We’re at War!?!? – The 100-Year Conflict Between France and a Village in Spain

King Alfonso XII of Spain was mocked by a Paris crowd while on a state visiting 1883, possibly because of his outlandish choice of headgear. Spain could cope with the insult, but the mayor of the remote town of Lijar couldn’t. He declared war on France.

When Spain’s King Alfonso XII travelled to France in 1883, a mob of rowdy Parisians insulated the visiting monarch.

While the incident did little to sour official relations between Madrid and the French government, for some reason the mayor of the tiny Spanish mountain village of Lijar considered the affair an unpardonable affront to the nation’s honour. And if his government wasn’t going to demand satisfaction, Mayor Miguel Garcia Saez sure as hell would.

Together with 300 of his fellow citizens, on October 14 Saez declared war on France.[1] In fact, the document formally declaring war is still on display in the town hall.

Nothing much came of the conflict. It’s unclear if the government of France knew or even cared that the people of the remote Andalusian town were up in arms over the slight to Alfonso’s dignity. After the all, the village was more than 800 kms from the border with France and even today the town barely shows up on Google Earth.

With no standing army of their own, few weapons and provisions and no means to get at hated French, The Lijarians soon lost interest in the war and went back farming barley and tending their olive groves. No shots were fired in the war, not a single casualty was sustained. About the only thing to come of the war was that it elevated the status of Mayor Saez throughout the region. He was soon dubbed “The Terror of the Sierras”.[2] Despite this, a state of war existed for the next hundred years between France and Lijar.

In the 1970, following a much more friendly reception for Spanish King Juan Carlos by Parisians, Lijar’s more level-headed mayor Diego Sanchez Cortes tried to formally mend fences with the French. His overtures were all but ignored by France’s government.
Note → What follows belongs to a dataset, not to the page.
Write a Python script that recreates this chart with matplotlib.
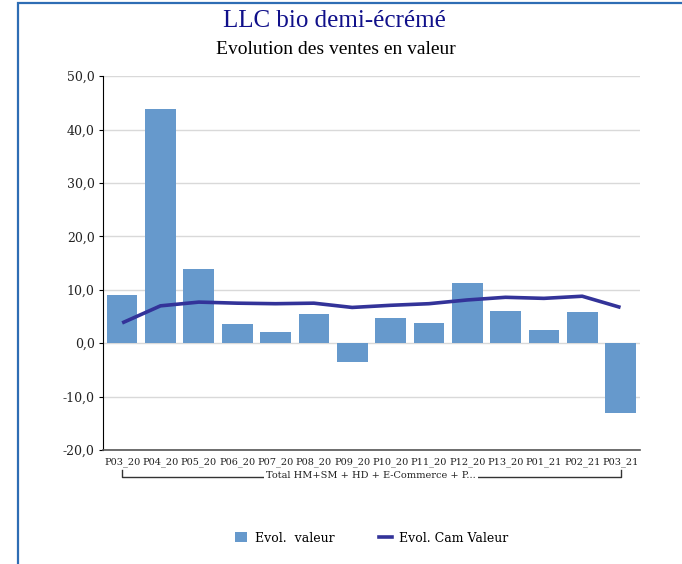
import matplotlib
matplotlib.use('Agg')
import matplotlib.pyplot as plt
import matplotlib.transforms as mtransforms
from matplotlib.patches import Rectangle, Patch
from matplotlib.lines import Line2D
from matplotlib.ticker import FuncFormatter

periods = ['P03_20', 'P04_20', 'P05_20', 'P06_20', 'P07_20', 'P08_20', 'P09_20',
           'P10_20', 'P11_20', 'P12_20', 'P13_20', 'P01_21', 'P02_21', 'P03_21']
evol_valeur = [9.0, 43.9, 13.9, 3.6, 2.1, 5.5, -3.5, 4.8, 3.8, 11.2, 6.1, 2.5, 5.9, -13.1]
evol_cam = [3.8, 7.0, 7.7, 7.5, 7.4, 7.5, 6.7, 7.1, 7.4, 8.1, 8.6, 8.4, 8.8, 6.7]
group_label = 'Total HM+SM + HD + E-Commerce + P...'

BAR_COLOR = '#6699cc'
LINE_COLOR = '#333399'
SERIF = ['DejaVu Serif']
TITLE_FONT = ['Liberation Serif']

fig = plt.figure(figsize=(6.82, 5.64), dpi=100)
ax = fig.add_axes([0.151, 0.202, 0.787, 0.663])

x = list(range(len(periods)))
ax.bar(x, evol_valeur, width=0.8, color=BAR_COLOR, zorder=2)
ax.plot(x, evol_cam, color=LINE_COLOR, lw=2.6, zorder=3, solid_capstyle='butt')

ax.set_xlim(-0.5, len(periods) - 0.5)
ax.set_ylim(-20, 50)
ax.set_yticks(range(-20, 51, 10))
ax.yaxis.set_major_formatter(FuncFormatter(lambda v, _: f'{v:.1f}'.replace('.', ',')))
ax.grid(axis='y', color='#d9d9d9', lw=1, zorder=0)
ax.set_axisbelow(True)
for s in ('top', 'right'):
    ax.spines[s].set_visible(False)
ax.spines['left'].set_color('black')
ax.spines['bottom'].set_color('#555555')
ax.spines['bottom'].set_linewidth(1.2)
ax.tick_params(axis='y', length=3, labelsize=9, pad=3, labelcolor='#222222')
ax.tick_params(axis='x', length=0, labelsize=7, pad=5, labelcolor='#222222')
ax.set_xticks(x)
ax.set_xticklabels(periods, family=SERIF)
for lab in ax.get_yticklabels():
    lab.set_family(SERIF)

# category group bracket under tick labels
trans = mtransforms.blended_transform_factory(ax.transData, fig.transFigure)
yb = 1 - 477 / 564
yt = 1 - 470 / 564
ax.plot([0, 0, len(periods) - 1, len(periods) - 1], [yt, yb, yb, yt],
        transform=trans, color='#333333', lw=1, clip_on=False)
fig.text(0.5 * (len(periods) - 1), yb + 0.002, group_label, transform=trans,
         ha='center', va='center', fontsize=7, family=SERIF, color='#222222',
         bbox=dict(facecolor='white', edgecolor='none', pad=1.5))

# titles
fig.text(0.491, 1 - 21 / 564, 'LLC bio demi-écrémé', ha='center', va='center',
         fontsize=18, color='#10108a', family=TITLE_FONT)
fig.text(0.492, 1 - 50 / 564, 'Evolution des ventes en valeur', ha='center',
         va='center', fontsize=14, color='black', family=TITLE_FONT)

# legend
handles = [Patch(facecolor=BAR_COLOR, edgecolor='none'),
           Line2D([0], [0], color=LINE_COLOR, lw=2.6)]
fig.legend(handles, ['Evol.  valeur', 'Evol. Cam Valeur'], loc='center',
           bbox_to_anchor=(0.545, 1 - 538 / 564), ncol=2, frameon=False,
           prop={'family': SERIF, 'size': 9}, handlelength=1.0,
           handleheight=0.9, columnspacing=3.6, handletextpad=0.6)

# blue frame around the chart
fig.patches.append(Rectangle((18 / 682, -0.1), 1.2, 1 - 3 / 564 + 0.1,
                             transform=fig.transFigure, fill=False,
                             edgecolor='#2e6db4', lw=1.6))

fig.savefig('out.png', dpi=100)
But then in the early 80s, the French embassy sent a diplomat from Madrid to Lijar to formally negotiate a peace treaty. ”We are pleased that hostilities will come to a formal end soon,” the diplomat was quoted as saying. “We are all rather amused.” [3]

 

SOURCES

1. http://www.csmonitor.com/1983/1028/102845.html

2. Ibid

3. Ibid

7 comments for “We’re at War!?!? – The 100-Year Conflict Between France and a Village in Spain

  1. 30 July, 2012 at 9:09 am

    I love the strange bits of history more than typical text book history, so love your blog.
    My great grandparents came from a town in Berwickshire, which is still oficially at war with Russia!!
    Because the border was always changing, they were included in the war declaration for Crimean war – being in England – but left off of the peace treaty, being back in Scotland, by the end of the conflict… I find it fascinating, also, that towns were listed individually in the declaration and peace treaties!

    • 30 July, 2012 at 9:39 am

      Thanks for that… I think I have a new story for another week’s blog entry. Amazing!

    • Martin
      30 July, 2012 at 3:16 pm

      Unfortunately, it’s not true, according to Wikipedia. http://en.wikipedia.org/wiki/Berwick-upon-Tweed Berwick has been English since the fifteenth century. Now if you want a REAL law, if a Scotsman wears a kilt within the mediaeval walls of York, it’s perfectly legal for Englishmen to shoot him… with bows and arrows!

      • convitornc
        5 March, 2017 at 10:38 am

        Serious? that is a law that actually exists?

  2. 30 July, 2012 at 5:23 pm

    Fabulous story! Thanks for sharing!

  3. 30 July, 2012 at 6:36 pm

    If only things were as simple as Wikipedia, likes to think…. I love my family story, so did a bit more research on my own.
    Henry V11 and James1V signed a peace treaty after the Battle of Flodden, in which Berwick-upon-Tweed was given the status “of” the Kingdom of England, although not “in” .
    You can look it up in The Treaty of Perpetual Peace, and from then on Berwick -upon-Tweed needed special mention in royal proclamations.
    When Victoria signed the war declaration in 1853 – she signed as Queen of Britain, Ireland,Berwick-upon-Tweed and the British Dominions beyond the sea, but due to a clerical error B-O-Tweed was left off the Paris peace treaty!
    So still an awesome story, in my book.
    I think the confusion in my family, about the border, came because the border line for census purposes moved back and forth, sometimes they were in Northumberland and sometimes in Berwickshire… but always Scottish mentally and ancestrally!